Hummer H1 zbudowany na bazie rosyjskiej ciężarówki GAZ-66. Połączenie dwóch legend
Jeśli potrzebujesz imperialistyczno-kapitalistycznego sznytu, ale jednocześnie chcesz móc podpalić swoje auto, a potem naprawić je młotkiem - ta replika HMMWV jest dla Ciebie.
Hummery H1 (nazwa wojskowa HMMWV, potocznie Humvee) od dawna są obecne w popkulturze tzw. zachodu. Wprowadzona do produkcji w latach 80. wojskowa terenówka zdobyła sympatię nie tylko żołnierzy, ale i cywilów lubiących wielkie, mogące wjechać wszędzie samochody. Od 1992 r. do 2006 r. powstawały wersje modelu H1 dla klientów innych niż armie, często dobrze wyposażone. Z czasem do oferty Hummera dołączyły już zupełnie cywilne H2 i H3.
Jeśli jednak chcemy kupić oryginalne wojskowe H1, to za markę, wytrzymałość oraz wszechstronność trzeba płacić. Jedyny na OLX egzemplarz z demobilu wystawiono za prawie 100 tys. zł, a ma 30 lat! O 11 lat młodsza wersja cywilna została wyceniona na aż 274 tys.
Oszukać system.
Jest jednak pewien sposób, by zapłacić trochę mniej, a nadal mieć auto wyglądające jak Hummer, o świetnej wytrzymałości i zdolnościach terenowych. To ten pojazd na bazie rosyjskiej wojskowej ciężarówki GAZ-66. To wóz również kultowy, ale głównie na wschód od Bugu. Jest znany ze swojej ogromnej wytrzymałości. W rosyjskich programach nawet podpalano go i topiono na wizji, a on dalej jeździł.
Co ciekawe, może być świetną bazą do zbudowania repliki Hummera, bo ma dokładnie taki sam rozstaw osi - 330 cm. Dlatego opisywana tu krzyżówka rosyjskiej i amerykańskiej myśli technicznej ma nieźle zachowane proporcje. Udało się nawet wpasować oryginalną maskę. Niestety poza proporcjami nadwozie zdradza, że to samodział. Inaczej wygląda linia progu. Także drzwi są dziwne, tylne chyba otwierają się przeciwnie do kierunku jazdy. Nie zgadza się też linia dachu.
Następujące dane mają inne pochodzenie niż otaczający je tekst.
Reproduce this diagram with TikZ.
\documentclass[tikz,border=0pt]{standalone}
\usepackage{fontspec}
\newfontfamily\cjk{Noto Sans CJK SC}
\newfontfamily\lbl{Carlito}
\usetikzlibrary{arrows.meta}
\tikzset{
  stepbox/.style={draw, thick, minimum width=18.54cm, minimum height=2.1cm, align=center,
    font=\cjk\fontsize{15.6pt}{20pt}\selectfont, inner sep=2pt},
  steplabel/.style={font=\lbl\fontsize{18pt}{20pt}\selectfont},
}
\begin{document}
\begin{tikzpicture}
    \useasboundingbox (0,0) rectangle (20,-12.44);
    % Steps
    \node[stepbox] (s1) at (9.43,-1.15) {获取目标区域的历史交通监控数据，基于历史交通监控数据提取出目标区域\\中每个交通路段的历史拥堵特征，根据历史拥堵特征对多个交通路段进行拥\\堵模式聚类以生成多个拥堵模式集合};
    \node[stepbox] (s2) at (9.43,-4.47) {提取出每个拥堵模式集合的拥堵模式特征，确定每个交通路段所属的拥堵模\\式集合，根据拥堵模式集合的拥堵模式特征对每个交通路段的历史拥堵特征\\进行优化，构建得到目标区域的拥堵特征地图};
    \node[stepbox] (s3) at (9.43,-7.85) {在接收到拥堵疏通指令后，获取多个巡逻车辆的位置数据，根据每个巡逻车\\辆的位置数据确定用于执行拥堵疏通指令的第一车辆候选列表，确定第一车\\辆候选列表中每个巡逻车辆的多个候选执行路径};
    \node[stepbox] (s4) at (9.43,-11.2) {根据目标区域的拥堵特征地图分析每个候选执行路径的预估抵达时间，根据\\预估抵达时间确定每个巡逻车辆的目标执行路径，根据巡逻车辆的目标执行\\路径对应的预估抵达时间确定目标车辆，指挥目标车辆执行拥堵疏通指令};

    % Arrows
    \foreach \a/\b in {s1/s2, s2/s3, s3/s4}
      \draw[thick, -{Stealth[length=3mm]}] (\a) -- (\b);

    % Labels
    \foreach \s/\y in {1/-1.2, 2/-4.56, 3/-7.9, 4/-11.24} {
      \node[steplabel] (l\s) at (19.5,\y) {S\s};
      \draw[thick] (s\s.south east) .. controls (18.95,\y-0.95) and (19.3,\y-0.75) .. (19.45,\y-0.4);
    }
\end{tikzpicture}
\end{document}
Do tego ogólne spasowanie blach przypomina mi UAZ-a 469 po długiej służbie w LWP.
Za to na pewno jeździ porównywalnie do prawdziwego Hummera H1.
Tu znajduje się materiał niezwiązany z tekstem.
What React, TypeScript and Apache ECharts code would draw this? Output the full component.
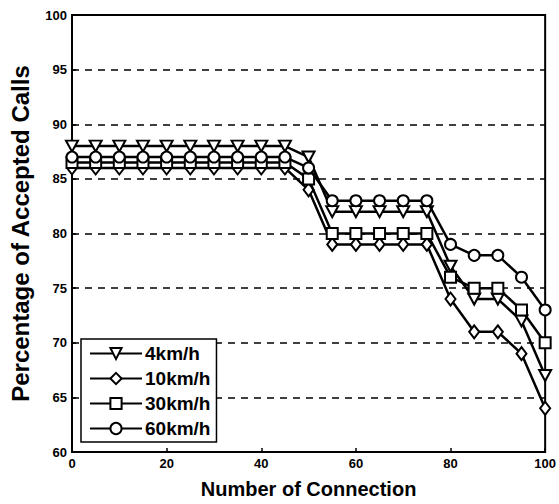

Jeśli jednak przymkniemy oko na te wady, to pod karoserią przypominającą amerykańską terenówkę znajdziemy ramę GAZ-a 66 z 1991 r., pancerny rosyjski napęd na wszystkie koła z reduktorem oraz 4-biegową manualną skrzynię. To wszystko jest spięte, podobnie jak w Hummerze, z silnikiem V8. Ale nie jest to ani Detroit Diesel, ani jednostka z rodziny LS, tylko stary, dobry, radziecki ZMZ-66-06 zasilany gaźnikiem o mocy 115 KM i pojemności 4,3 l. Fakt, dużo pali, ale za to da się go uruchomić w każdych warunkach. Mocą tak naprawdę nie odstaje znacząco od prawdziwego Hummera.
Samochód został przerobiony na modłę wojskową, więc w środku nie należy się spodziewać specjalnych wygód. To raczej brutalne 4x4 bez zbędnych udziwnień.
Cena za takie cacko? 50 tys. zł. Nie jest niska, ale z drugiej strony najtańsze H1 na OLX jest aż dwukrotnie droższe. Także jeśli zawsze chcieliście taplać się Hummerem w błocie i spalać 10 litrów paliwa drodze z domu do spożywczego, to warto rozważyć tę replikę. Złość purystów i fanów H1 na każdym rajdzie i zlocie gwarantowana.